After a night of ale-assisted slumber in Chippewa's simple cabin, we ease the boat out of the slip as soon as there's enough light to navigate the marina fairway. From Stockton, we've got some 50 miles of motoring down the channels of the San Joaquin River before we're released into San Pablo Bay, and San Francisco Bay beyond. Apart from trying to avoid getting lost in the maze of side channels, pulling weeds off the prop, and wishing there were enough wind to sail, there's not much else to do besides hear the tale of Ronnie Simpson's resurrection.

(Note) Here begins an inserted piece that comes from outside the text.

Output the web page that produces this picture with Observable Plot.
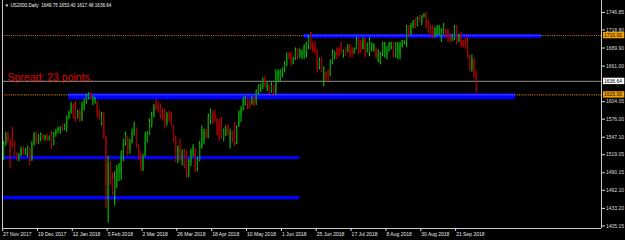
<!DOCTYPE html>
<html><head><meta charset="utf-8">
<script src="https://cdn.jsdelivr.net/npm/d3@7"></script>
<script src="https://cdn.jsdelivr.net/npm/@observablehq/plot@0.6"></script>
<style>
html,body{margin:0;padding:0;background:#000;}
svg{display:block}
</style></head><body>
<div id="chart"></div>
<script>
// Daily OHLC of US2000 (bar index 0 = 27 Nov 2017, last = 4 Oct 2018)
const openP = [1513,1535,1550,1540,1545,1538,1520,1512,1517,1528,1522,1520,1528,1510,1536,1552,1540,1546,1550,1544,
1549,1543,1550,1535,1551,1557,1559,1567,1560,1563,1578,1587,1598,1590,1578,1588,1575,1598,1604,1610,
1617,1605,1606,1603,1585,1568,1580,1548,1450,1505,1480,1460,1478,1494,1490,1515,1538,1548,1528,1538,
1552,1560,1533,1512,1495,1517,1540,1552,1565,1580,1600,1595,1592,1585,1582,1570,1585,1580,1565,1545,
1510,1530,1510,1522,1520,1490,1507,1524,1525,1497,1510,1530,1540,1556,1546,1575,1588,1585,1576,1570,
1565,1542,1550,1565,1540,1555,1568,1540,1565,1580,1590,1600,1610,1605,1600,1610,1600,1618,1625,1628,
1640,1626,1630,1620,1630,1618,1640,1643,1650,1656,1664,1682,1682,1665,1672,1688,1676,1678,1680,1685,
1695,1712,1699,1690,1685,1660,1672,1645,1650,1650,1645,1665,1676,1690,1688,1697,1680,1690,1684,1695,
1690,1682,1688,1705,1700,1688,1706,1684,1682,1690,1690,1690,1670,1668,1680,1683,1675,1688,1692,1699,
1680,1675,1680,1692,1698,1700,1725,1712,1724,1734,1726,1740,1731,1739,1744,1728,1720,1722,1708,1712,
1712,1703,1716,1718,1718,1708,1702,1704,1722,1700,1710,1700,1700,1698,1676,1655,1670,1649.75];
const highP = [1540,1555,1556,1545,1563,1541,1522,1521,1531,1532,1529,1533,1530,1540,1555,1555,1551,1554,1552,1550,
1552,1549,1557,1555,1560,1563,1564,1568,1568,1581,1589,1603,1600,1604,1590,1592,1603,1608,1616,1618,
1619,1612,1611,1605,1590,1587,1587,1549,1517,1508,1490,1492,1502,1505,1525,1544,1555,1549,1544,1560,
1571,1562,1536,1524,1520,1555,1556,1576,1587,1600,1607,1604,1600,1592,1592,1587,1589,1587,1566,1549,
1533,1544,1527,1528,1525,1512,1528,1535,1529,1515,1540,1565,1560,1560,1584,1592,1589,1590,1576,1576,
1579,1560,1565,1568,1560,1557,1571,1565,1589,1596,1611,1612,1611,1607,1612,1611,1623,1631,1632,1642,
1644,1634,1631,1634,1631,1655,1655,1655,1658,1668,1682,1682,1682,1675,1690,1689,1688,1687,1695,1699,
1710,1715,1699,1699,1687,1674,1674,1660,1652,1655,1671,1687,1684,1690,1690,1699,1687,1690,1695,1695,
1690,1690,1707,1706,1702,1706,1706,1698,1706,1698,1697,1690,1687,1683,1699,1699,1692,1699,1699,1699,
1699,1699,1699,1702,1702,1726,1726,1729,1734,1737,1739,1742,1742,1745,1747,1734,1726,1726,1723,1726,
1726,1721,1729,1720,1721,1713,1712,1726,1726,1712,1715,1702,1705,1710,1679,1679,1674,1653.40];
const lowP = [1510,1533,1537,1497,1530,1517,1509,1508,1516,1518,1518,1515,1501,1508,1533,1535,1536,1540,1542,1541,
1540,1541,1528,1533,1547,1553,1552,1557,1558,1555,1575,1584,1576,1571,1576,1571,1572,1589,1600,1607,
1606,1598,1600,1578,1574,1565,1544,1433,1410,1470,1454,1437,1465,1476,1478,1508,1533,1517,1520,1536,
1549,1530,1509,1492,1492,1515,1538,1550,1562,1578,1589,1586,1576,1573,1560,1565,1571,1565,1539,1507,
1505,1508,1501,1497,1481,1482,1500,1515,1490,1492,1508,1528,1535,1544,1545,1568,1568,1570,1549,1541,
1544,1540,1548,1549,1528,1538,1532,1535,1563,1571,1589,1597,1592,1592,1598,1595,1598,1615,1619,1623,
1626,1620,1615,1618,1612,1615,1635,1636,1642,1650,1660,1671,1660,1663,1670,1671,1673,1671,1672,1674,
1687,1687,1682,1680,1650,1655,1651,1628,1636,1636,1644,1663,1671,1671,1676,1682,1674,1676,1682,1674,
1674,1680,1687,1679,1682,1687,1674,1682,1676,1684,1683,1671,1666,1663,1676,1674,1671,1683,1687,1674,
1674,1671,1671,1690,1695,1691,1707,1710,1721,1721,1724,1731,1726,1738,1721,1713,1707,1706,1706,1709,
1710,1699,1712,1707,1699,1697,1700,1702,1695,1698,1690,1690,1688,1674,1652,1651,1642,1617.48];
const closeP = [1535,1550,1540,1520,1535,1520,1512,1518,1528,1522,1526,1530,1510,1536,1552,1540,1548,1550,1545,1548,
1543,1547,1535,1552,1558,1561,1562,1560,1566,1578,1587,1600,1582,1580,1587,1575,1600,1606,1613,1615,
1608,1610,1609,1582,1577,1580,1548,1470,1505,1478,1458,1480,1495,1500,1520,1540,1550,1525,1538,1555,
1568,1533,1512,1505,1517,1540,1552,1570,1580,1596,1592,1590,1580,1576,1570,1583,1578,1568,1542,1510,
1530,1512,1520,1500,1490,1507,1524,1531,1497,1510,1536,1560,1555,1546,1578,1588,1575,1574,1552,1545,
1550,1557,1560,1552,1555,1545,1538,1560,1585,1592,1606,1610,1600,1595,1607,1598,1620,1628,1630,1640,
1630,1632,1618,1630,1616,1650,1652,1652,1656,1664,1678,1676,1664,1672,1686,1678,1685,1684,1692,1697,
1706,1692,1685,1682,1655,1670,1655,1650,1640,1643,1665,1680,1682,1675,1679,1685,1684,1680,1692,1678,
1680,1688,1702,1684,1686,1702,1678,1695,1702,1696,1694,1675,1682,1680,1696,1690,1688,1697,1696,1684,
1697,1694,1696,1700,1701,1722,1712,1726,1731,1724,1736,1733,1740,1744,1724,1716,1710,1709,1720,1722,
1724,1718,1726,1709,1702,1700,1710,1722,1700,1708,1694,1692,1690,1678,1655,1672,1646,1636.64];

// Axis ticks
const xTickBars = [0,16,32,48,64,80,96,112,128,144,160,176,192,208];
const xTickLabels = ["27 Nov 2017","19 Dec 2017","12 Jan 2018","5 Feb 2018","2 Mar 2018","26 Mar 2018","18 Apr 2018","10 May 2018","1 Jun 2018","25 Jun 2018","17 Jul 2018","8 Aug 2018","30 Aug 2018","21 Sep 2018"];
const yTicks = [1746.85,1718.80,1689.90,1661.00,1604.05,1576.00,1547.10,1519.05,1490.15,1462.10,1433.20,1405.15];
const xDomain = [-0.5, 274.5];
const yDomain = [1401, 1766];

// Annotations
const orangeLevels = [1710.00, 1615.00];
const currentPrice = 1636.64;
const zoneFrom = [138, 30, -5, -5];
const zoneTo = [247, 235, 136, 136];
const zoneTop = [1711.6, 1616.6, 1516.2, 1452.2];
const zoneBottom = [1705.2, 1607.0, 1511.4, 1446.9];
const zoneDotted = [true, true, false, false];
const titleText = "US2000.Daily  1649.75 1653.40 1617.48 1636.64";
const spreadText = "Spread: 23 points.";

const bars = openP.map((o, i) => ({i, open: o, high: highP[i], low: lowP[i], close: closeP[i]}));
const isUp = d => d.close >= d.open;
const zones = zoneFrom.map((f, k) => ({from: f, to: zoneTo[k], top: zoneTop[k], bottom: zoneBottom[k], dotted: zoneDotted[k]}));
const dotted = zones.filter(z => z.dotted);
const font = "'Liberation Sans', Arial, sans-serif";
const fmt = d => d.toFixed(2);

const plot = Plot.plot({
  width: 625, height: 240,
  marginLeft: 2, marginRight: 24, marginTop: 0, marginBottom: 12,
  style: {background: "#000", color: "#e8e8e8", fontFamily: font, fontSize: "5px", overflow: "visible"},
  x: {domain: xDomain, axis: null},
  y: {domain: yDomain, axis: null},
  marks: [
    Plot.ruleY(orangeLevels, {stroke: "#c87810", strokeDasharray: "1,1.2", strokeWidth: 1.2}),
    Plot.ruleY([currentPrice], {stroke: "#8f8f8f", strokeWidth: 1}),
    Plot.rect(zones, {x1: "from", x2: "to", y1: "bottom", y2: "top", fill: "#0000ff", clip: true}),
    Plot.ruleY(dotted, {y: "top", x1: "from", x2: "to", dy: 1, stroke: "#6464ff", strokeWidth: 1.5, strokeDasharray: "1,1", clip: true}),
    Plot.ruleX(bars, {x: "i", y1: "low", y2: "high", stroke: d => isUp(d) ? "#00dc00" : "#dc0000", strokeWidth: 1}),
    Plot.ruleX(bars, {x: "i", y1: "open", y2: "close", stroke: d => isUp(d) ? "#0a8a0a" : "#960000", strokeWidth: 1.3}),
    Plot.ruleX(xDomain, {stroke: "#c8c8c8"}),
    Plot.ruleY([yDomain[0]], {stroke: "#c8c8c8"}),
    Plot.axisY(yTicks, {anchor: "right", tickSize: 3, tickPadding: 1.5, tickFormat: fmt, color: "#dcdcdc", fontSize: 5}),
    Plot.axisX(xTickBars, {anchor: "bottom", tickSize: 3, tickFormat: () => "", color: "#dcdcdc", dx: -1}),
    Plot.axisX(xTickBars, {anchor: "bottom", tickSize: 0, tickPadding: 3.5, textAnchor: "start", dx: -0.5, tickFormat: d => xTickLabels[xTickBars.indexOf(d)], color: "#e8e8e8", fontSize: 5}),
    Plot.text([titleText], {frameAnchor: "top-left", dx: 8, dy: 3, lineAnchor: "top", textAnchor: "start", fill: "#f0f0f0", fontSize: 4.6}),
    Plot.text(["\u25BC"], {frameAnchor: "top-left", dx: 2, dy: 3, lineAnchor: "top", textAnchor: "start", fill: "#f0f0f0", fontSize: 4.5}),
    Plot.text([spreadText], {y: [currentPrice], frameAnchor: "left", dx: 5, dy: -0.5, lineAnchor: "bottom", textAnchor: "start", fill: "#e00000", fontSize: 10.5}),
    Plot.text(orangeLevels, {y: d => d, text: fmt, frameAnchor: "right", dx: 2.5, textAnchor: "start", fill: "#000", fontSize: 5}),
    Plot.text([currentPrice], {y: d => d, text: fmt, frameAnchor: "right", dx: 2.5, textAnchor: "start", fill: "#000", fontSize: 5})
  ]
});
document.getElementById("chart").append(plot);

// background boxes behind the price-level labels on the right scale
const boxColor = new Map([...orangeLevels.map(v => [fmt(v), "#f2a200"]), [fmt(currentPrice), "#ffffff"]]);
plot.querySelectorAll("text").forEach(t => {
  const c = boxColor.get(t.textContent);
  if (!c || t.getAttribute("fill") !== "#000" && t.parentNode.getAttribute("fill") !== "#000") return;
  const b = t.getBBox();
  const r = document.createElementNS("http://www.w3.org/2000/svg", "rect");
  if (t.getAttribute("transform")) r.setAttribute("transform", t.getAttribute("transform"));
  r.setAttribute("x", b.x - 1);
  r.setAttribute("y", b.y - 0.2);
  r.setAttribute("width", b.width + 3);
  r.setAttribute("height", b.height + 0.4);
  r.setAttribute("fill", c);
  t.parentNode.insertBefore(r, t);
});
</script>
</body></html>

RONNIE DOESN'T ACTUALLY remember the moment his life was blown apart. He was in a Humvee, bouncing down Highway 11 between Baghdad and Fallujah. The cooling night air was thick with dust and diesel exhaust, and the hard heft of a tripod-mounted 50-caliber machine gun was in his hands. Highway 11 was not a great place to be at 11:30 p.m. on June 30. The Sunni insurgency was in full metastasis, and the radio in the Humvee was chattering with reports of units getting hit all across the country.
Ronnie's platoon, part of the 2nd Battalion, 2nd Marines, was helping escort a convoy of Army trucks back to its base. Ronnie was standing in the Humvee's truck bed as they followed a large Army transport. He saw a single muzzle flash flare in the darkness, then another. A fusillade of shots ripped into the convoy, and then a firefight erupted hot and heavy. Ronnie swiveled the 50-cal toward the enemy position and started firing.
The Army truck in front ground to a halt. "Why are we stopping? Why are we stopping?" Ronnie shouted. "Well, the fucking Army stopped," his commander snapped back. No one knows for sure what happened next. There was a whoosh that sounded like a rocket-propelled grenade, then a white-hot explosion. All Ronnie knows is that the world went black.